How To Deal With Analysts: #12 Analyst Abuse
At an analyst conference I attended a senior executive from a prominent vendor stood up and addressed an audience of analysts. He noted that his company had not yet decided on how to articulate and illustrate a particular technical idea, so he was going to offer $100 to the analyst that came up with the best solution.
There was a stunned silence from the analysts, most of whom would cost upwards of $3000 per day to help out with such an issue. It was a silence of disbelief. “Did I just hear what I thought I heard?” It was followed by a quiet panic among the AR staff in a desperate attempt to stop the analysts from forming a lynch mob. The incident was contained, I believe, because every analyst in the room concluded that the offer was born of an unfamiliarity with analysts. There was no other reasonable explanation.
The Origin of Analyst Abuse
What that real-life-example demonstrates is that if you don’t understand how the analyst business works and how analysts get their revenue, then you stand a fair chance of unintentionally insulting an analyst – and that’s something you should only do intentionally. I’ve given a fairly exhausting list of what analysts do in this posting. Note that if (like me) you’re an analyst who does most of the things on that list, then you work on both sides of the industry. You are a “servitore di due padroni” – a servant with two masters, which requires all the balancing powers of a funambulist.
The executive in the example probably thought he was dealing with individuals who only publish research on the user side of the industry. But even so, it wasn’t clever. In the early years of Bloor Research, all I ever did was publish comparative reports for technology uses. One vendor, who I’ll not name since the company was acquired, lifted one of my diagrams explaining a software concept, and used it directly in their marketing collateral without attribution, as if it were their own.
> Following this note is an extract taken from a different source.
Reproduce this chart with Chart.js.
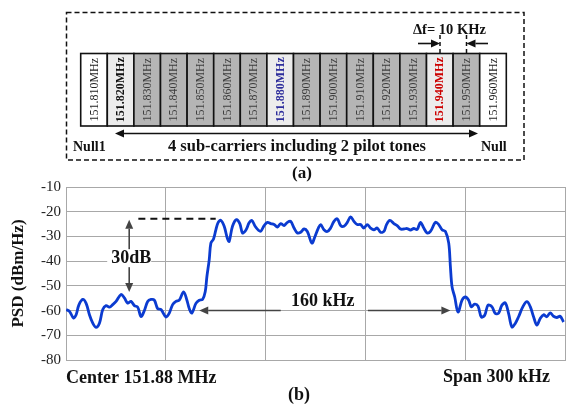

I never complained because the company in question had previously hired me to do a presentation and it had also bought reprint rights for a product review we’d done. I was wet behind the ears. What I should have done was send them a big invoice.
Jonathan Swift wrote, “When the world has once begun to use us ill, it afterwards continues the same treatment with less scruple or ceremony, as men do to a whore.” Well said Jonathan. If anyone violated my copyright now, I’d scream “Rape!”.
Scruples
The fundamental balancing act lies in the interaction between analyst and vendor. The vendors are keen for the analysts to know and understand their products. The analysts treat briefings as occasions for relationship building and selling. You’re selling to me and I’m selling to you. I always attempt to give the vendors some useful opinions or analysis for free and I usually tell the vendor that I expect them to give me business as and when they have analyst work that needs doing.
Some vendors come back in order to get more free analysis and then make promises of analyst engagements that don’t materialize. Fool me once shame on you, but fool me twice, shame on me.
From the vendor side, it always makes sense to ask an analyst what they research and the kind of work they do. There are many different answers to those questions. And if you know the answers, you’ll know when you’re treading on an analysts toes.
Oh, and by the way, if I wanted to I could have three briefings every day all year or spend 3 months of the year doing nothing but going to analyst conferences. This is true of a fair number of analysts. I select the companies I agree to have briefings with. That means that I really appreciate briefings that are productive and I kick myself for accepting any that are not. If someone is just trying to hit me up for free consultancy, I kick them.